Residents of four villages in the state of Nasarawa said they are “under siege” by the herders, who were reportedly enraged when one of their number was killed with a machete early last week.
Central Nigeria is the scene of a long-running conflict between the herders, who mostly hail from a nomadic Muslim tribe called the Fulani, and farmers, who are largely Christian. Christian groups were stunned last year when the Biden administration began insisting there was no strong religious dimension to the violence, and the Biden State Department removed Nigeria from its list of countries that severely violate religious freedom.
Ramhan Nansel, a spokesman for the Nasarawa state police, told Voice of America News (VOA) on Monday that the inciting incident in the current herder-farmer clash was the alleged killing of an 18-year-old herdsman who was struck in the head with a machete last week.
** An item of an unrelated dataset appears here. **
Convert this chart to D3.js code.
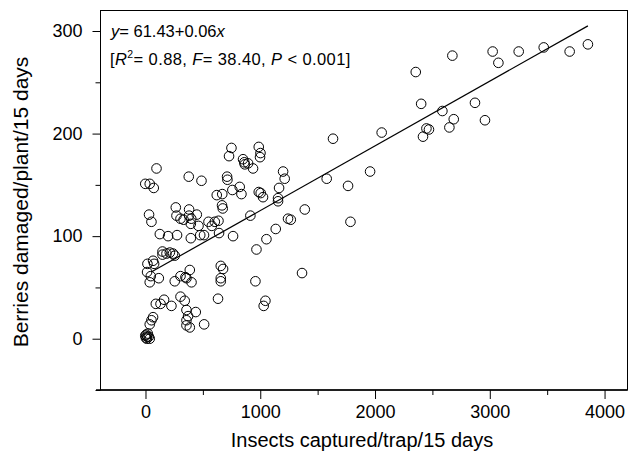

Machetes are very common implements of both agriculture and murder in central Nigeria.
Nansel said the official count of reprisal killings stands at 15, although the villagers claim at least 38 people have been murdered, including a church pastor. Nigeria’s Vanguard reported on Monday that the Nasarawa state government supervised a mass burial for 38 victims over the weekend, most of them women and children.
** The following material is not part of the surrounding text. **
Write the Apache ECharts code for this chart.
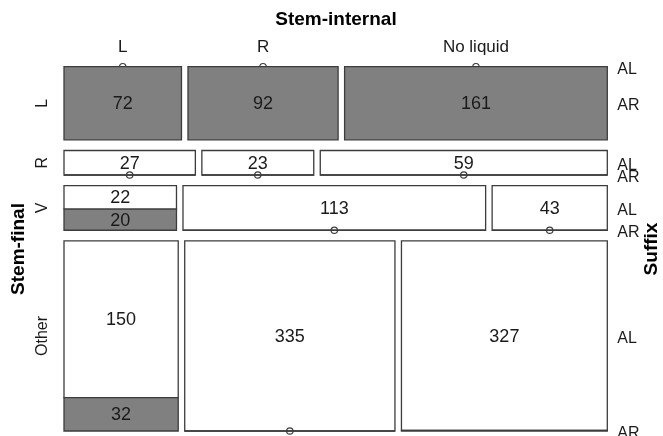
<!DOCTYPE html>
<html>
<head>
<meta charset="utf-8">
<script src="https://cdn.jsdelivr.net/npm/echarts@6/dist/echarts.min.js"></script>
<style>
  html, body { margin: 0; padding: 0; background: #fff; }
  #chart { width: 663px; height: 436px; }
</style>
</head>
<body>
<div id="chart"></div>
<script>
// Levels of the three variables
const stemFinal = ['L', 'R', 'V', 'Other'];
const stemInternal = ['L', 'R', 'No liquid'];
const suffixLevels = ['AL', 'AR'];

// Counts, rows = Stem-final, columns = Stem-internal
const countsAL = [
  [0, 0, 0],
  [27, 23, 59],
  [22, 113, 43],
  [150, 335, 327]
];
const countsAR = [
  [72, 92, 161],
  [0, 0, 0],
  [20, 0, 0],
  [32, 0, 1]
];

const FONT = '"Liberation Sans", Arial, sans-serif';
const GAP_ROW = 0.0322;   // space between Stem-final rows (fraction of total height)
const GAP_COL = 0.01226;  // space between Stem-internal columns (fraction of width)

// Build mosaic tiles in unit coordinates
const total = countsAL.flat().concat(countsAR.flat()).reduce((a, b) => a + b, 0);
const tiles = [];
const rowCenters = [];
const colCentersFirstRow = [];
const suffixMarks = [];
let cumRow = 0;
stemFinal.forEach((rowName, i) => {
  const rowTotal = countsAL[i].reduce((a, b) => a + b, 0) + countsAR[i].reduce((a, b) => a + b, 0);
  const h = rowTotal / total;
  const y0 = cumRow + i * GAP_ROW;
  rowCenters.push([y0 + h / 2, rowName]);
  let cumCol = 0;
  stemInternal.forEach((colName, j) => {
    const nAL = countsAL[i][j], nAR = countsAR[i][j];
    const colTotal = nAL + nAR;
    const w = colTotal / rowTotal;
    const x0 = cumCol + j * GAP_COL;
    const yMid = y0 + h * nAL / colTotal;
    tiles.push([x0, x0 + w, y0, yMid, nAL, 0]);
    tiles.push([x0, x0 + w, yMid, y0 + h, nAR, 1]);
    if (i === 0) colCentersFirstRow.push([x0 + w / 2, colName]);
    if (j === stemInternal.length - 1) {
      suffixMarks.push([(y0 + yMid) / 2, suffixLevels[0]]);
      suffixMarks.push([(yMid + y0 + h) / 2, suffixLevels[1]]);
    }
    cumCol += w;
  });
  cumRow += h;
});

const X_MAX = 1 + (stemInternal.length - 1) * GAP_COL;
const Y_MAX = 1 + (stemFinal.length - 1) * GAP_ROW;

function renderTile(params, api) {
  const p0 = api.coord([api.value(0), api.value(2)]);
  const p1 = api.coord([api.value(1), api.value(3)]);
  const n = api.value(4);
  const s = api.value(5);
  if (n === 0) {
    const cy = p0[1];
    return {
      type: 'group',
      children: [
        { type: 'line', shape: { x1: p0[0], y1: cy, x2: p1[0], y2: cy },
          style: { stroke: '#3c3c3c', lineWidth: 1.3 } },
        { type: 'circle', shape: { cx: (p0[0] + p1[0]) / 2, cy: cy, r: 3.2 },
          style: { fill: 'none', stroke: '#3c3c3c', lineWidth: 1.2 } }
      ]
    };
  }
  const children = [{
    type: 'rect',
    shape: { x: p0[0], y: p0[1], width: p1[0] - p0[0], height: p1[1] - p0[1] },
    style: { fill: s ? '#808080' : '#ffffff', stroke: '#3c3c3c', lineWidth: 1.3 }
  }];
  if (p1[1] - p0[1] > 10) {
    children.push({
      type: 'text',
      style: {
        x: (p0[0] + p1[0]) / 2, y: (p0[1] + p1[1]) / 2 + 1,
        text: String(n), fill: '#1a1a1a', font: '18px ' + FONT,
        align: 'center', verticalAlign: 'middle'
      }
    });
  }
  return { type: 'group', children: children };
}

function renderColLabel(params, api) {
  const p = api.coord([api.value(0), 0]);
  return { type: 'text', style: { x: p[0], y: p[1] - 19, text: colCentersFirstRow[params.dataIndex][1],
    fill: '#1a1a1a', font: '17px ' + FONT, align: 'center', verticalAlign: 'middle' } };
}

function renderRowLabel(params, api) {
  const p = api.coord([0, api.value(0)]);
  return { type: 'text', x: p[0] - 21, y: p[1], rotation: Math.PI / 2,
    style: { x: 0, y: 0, text: rowCenters[params.dataIndex][1],
      fill: '#1a1a1a', font: '16px ' + FONT, align: 'center', verticalAlign: 'middle' } };
}

function renderSuffixLabel(params, api) {
  const p = api.coord([X_MAX, api.value(0)]);
  return { type: 'text', style: { x: p[0] + 10, y: p[1] + 2.5, text: suffixMarks[params.dataIndex][1],
    fill: '#1a1a1a', font: '16px ' + FONT, align: 'left', verticalAlign: 'middle' } };
}

const chart = echarts.init(document.getElementById('chart'), null, { renderer: 'canvas' });
chart.setOption({
  animation: false,
  backgroundColor: '#ffffff',
  grid: { left: 64, right: 55.7, top: 66.7, bottom: 5 },
  xAxis: { type: 'value', min: 0, max: X_MAX, show: false },
  yAxis: { type: 'value', min: 0, max: Y_MAX, inverse: true, show: false },
  series: [
    { type: 'custom', renderItem: renderTile, data: tiles, clip: false },
    { type: 'custom', renderItem: renderColLabel, data: colCentersFirstRow.map(d => [d[0]]), clip: false },
    { type: 'custom', renderItem: renderRowLabel, data: rowCenters.map(d => [d[0]]), clip: false },
    { type: 'custom', renderItem: renderSuffixLabel, data: suffixMarks.map(d => [d[0]]), clip: false }
  ],
  graphic: [
    { type: 'text', x: 336, y: 20, style: { text: 'Stem-internal', font: 'bold 19px ' + FONT,
      fill: '#000', align: 'center', verticalAlign: 'middle' } },
    { type: 'text', x: 19, y: 249, rotation: Math.PI / 2, style: { text: 'Stem-final',
      font: 'bold 19px ' + FONT, fill: '#000', align: 'center', verticalAlign: 'middle' } },
    { type: 'text', x: 652, y: 249, rotation: Math.PI / 2, style: { text: 'Suffix',
      font: 'bold 19px ' + FONT, fill: '#000', align: 'center', verticalAlign: 'middle' } }
  ]
});
</script>
</body>
</html>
According to the villagers, the death of the 18-year-old herdsman was a matter of self-defense. Herders were allowing their animals to graze on farmland, destroying the crops. When the farmers “asked the suspected Fulanis to take their animals out of the farmland,” the young herder drew his machete and attacked. The farmers said they overpowered and disarmed him in a brawl that ended with the herder’s machete embedded in his own head. Police identified the dead man as Jibo Ali and said he died in the hospital while receiving emergency treatment.
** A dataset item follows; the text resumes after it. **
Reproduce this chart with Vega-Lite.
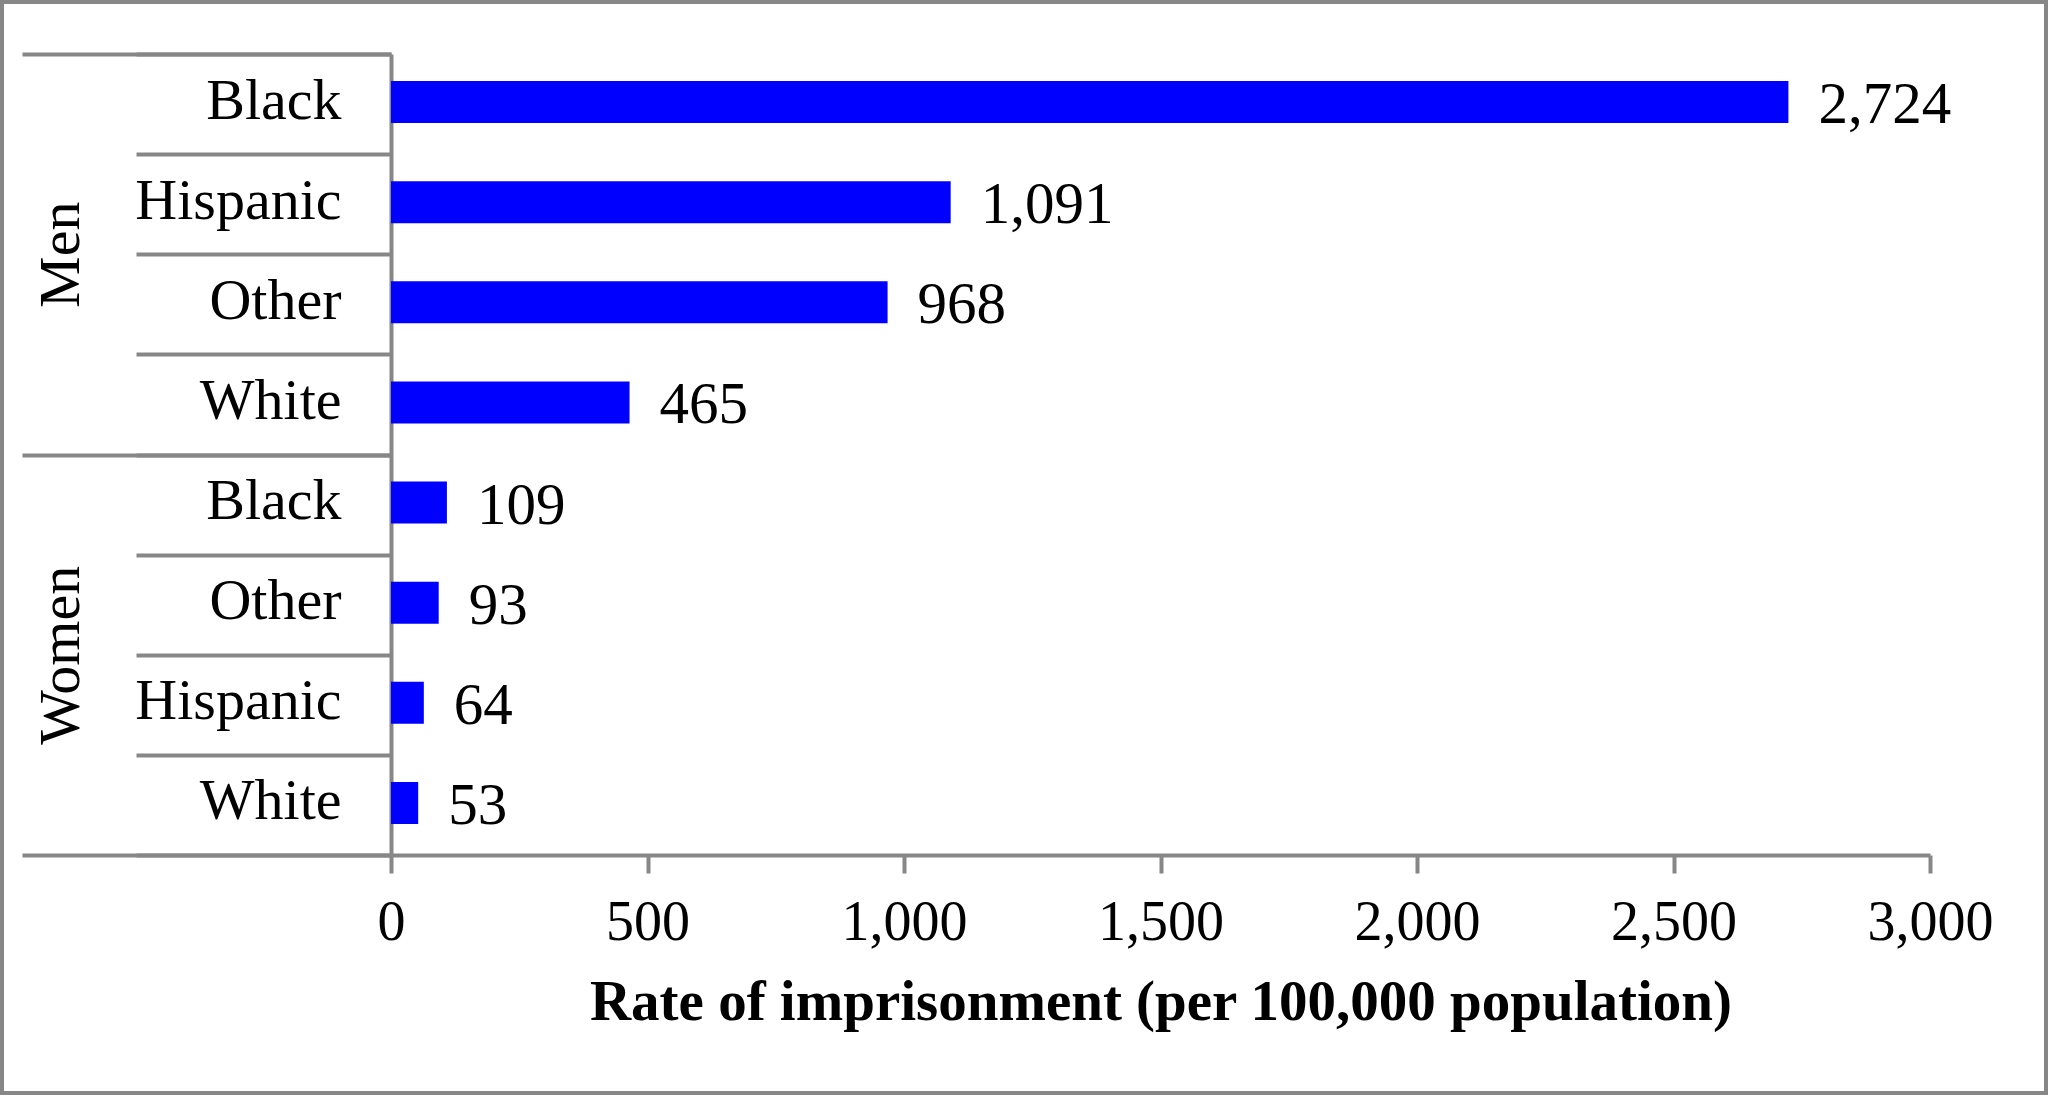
{
  "$schema": "https://vega.github.io/schema/vega-lite/v6.json",
  "width": 2048,
  "height": 1095,
  "autosize": {"type": "none"},
  "padding": 0,
  "background": "white",
  "config": {
    "view": {"stroke": "#878787", "strokeWidth": 8, "fill": "white"},
    "font": "Liberation Serif"
  },
  "data": {
    "values": [
      {"group": "Men", "race": "Black", "key": "Men|Black", "rate": 2724},
      {"group": "Men", "race": "Hispanic", "key": "Men|Hispanic", "rate": 1091},
      {"group": "Men", "race": "Other", "key": "Men|Other", "rate": 968},
      {"group": "Men", "race": "White", "key": "Men|White", "rate": 465},
      {"group": "Women", "race": "Black", "key": "Women|Black", "rate": 109},
      {"group": "Women", "race": "Other", "key": "Women|Other", "rate": 93},
      {"group": "Women", "race": "Hispanic", "key": "Women|Hispanic", "rate": 64},
      {"group": "Women", "race": "White", "key": "Women|White", "rate": 53}
    ]
  },
  "layer": [
    {
      "layer": [
        {
          "mark": {"type": "bar", "color": "#0000FF", "height": {"band": 0.42}, "yOffset": -2},
          "encoding": {
            "y": {
              "field": "key",
              "type": "nominal",
              "sort": null,
              "scale": {"range": [54, 855], "paddingInner": 0, "paddingOuter": 0},
              "axis": {
                "orient": "left",
                "offset": -391,
                "title": null,
                "tickBand": "extent",
                "tickSize": 255,
                "tickWidth": 4,
                "tickColor": "#878787",
                "domainColor": "#878787",
                "domainWidth": 4,
                "labelExpr": "split(datum.label, '|')[1]",
                "labelAlign": "right",
                "labelBaseline": "alphabetic",
                "labelOffset": 14,
                "labelPadding": -205,
                "labelFontSize": 58,
                "labelFont": "Liberation Serif",
                "labelColor": "black",
                "labelOverlap": false,
                "labelBound": false,
                "labelFlush": false,
                "labelLimit": 0,
                "grid": false
              }
            },
            "x": {
              "field": "rate",
              "type": "quantitative",
              "scale": {"domain": [0, 3000], "range": [391, 1930], "nice": false, "zero": true},
              "axis": {
                "orient": "bottom",
                "offset": -240,
                "title": "Rate of imprisonment (per 100,000 population)",
                "values": [0, 500, 1000, 1500, 2000, 2500, 3000],
                "labelExpr": "format(datum.value, ',.0f')",
                "tickSize": 18,
                "tickWidth": 4,
                "tickColor": "#878787",
                "domainColor": "#878787",
                "domainWidth": 4,
                "labelFontSize": 56,
                "labelFont": "Liberation Serif",
                "labelColor": "black",
                "labelPadding": 22,
                "labelFlush": false,
                "labelOverlap": false,
                "titleFontSize": 57,
                "titleFont": "Liberation Serif",
                "titleFontWeight": "bold",
                "titleColor": "black",
                "titleY": 164,
                "titleBaseline": "alphabetic",
                "grid": false
              }
            }
          }
        },
        {
          "mark": {
            "type": "text",
            "align": "left",
            "baseline": "alphabetic",
            "dx": 30,
            "dy": 19,
            "fontSize": 59,
            "font": "Liberation Serif",
            "color": "black"
          },
          "encoding": {
            "y": {"field": "key", "type": "nominal", "sort": null},
            "x": {"field": "rate", "type": "quantitative"},
            "text": {"field": "rate", "type": "quantitative", "format": ","}
          }
        }
      ]
    },
    {
      "mark": {"type": "point", "opacity": 0},
      "encoding": {
        "y": {
          "field": "group",
          "type": "nominal",
          "sort": null,
          "scale": {"range": [54, 855], "paddingInner": 0, "paddingOuter": 0},
          "axis": {
            "orient": "left",
            "offset": -391,
            "title": null,
            "tickBand": "extent",
            "tickSize": 369,
            "tickWidth": 4,
            "tickColor": "#878787",
            "domain": false,
            "labelAngle": -90,
            "labelAlign": "center",
            "labelBaseline": "alphabetic",
            "labelPadding": -56,
            "labelFontSize": 58,
            "labelFont": "Liberation Serif",
            "labelColor": "black",
            "labelOverlap": false,
            "labelBound": false,
            "labelFlush": false,
            "grid": false
          }
        }
      }
    }
  ],
  "resolve": {"scale": {"y": "independent"}, "axis": {"y": "independent"}}
}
The enraged Fulani counterattacked, then conducted additional reprisal killings in nearby villages where their original victims might have fled. Weapons quickly escalated from machetes to guns.
“In the early hours of Friday, the people of the community were thrown into panic when they discovered a strange dog roaming the streets of Takalafiya, with huge charms round its neck. The community mobilized and killed the dog,” a resident of one village told the Vanguard.
“After they succeeded in killing the dog, as they clustered around the dog wondering where it came from, the herdsmen started shooting sporadically around the community and killed several people,” the resident continued.
Police and state government officials denounced the violence and urged all sides to cooperate with an investigation. The police said thousands of dollars in damage have been inflicted on village property during the conflict, a loss the poor farming community cannot easily absorb.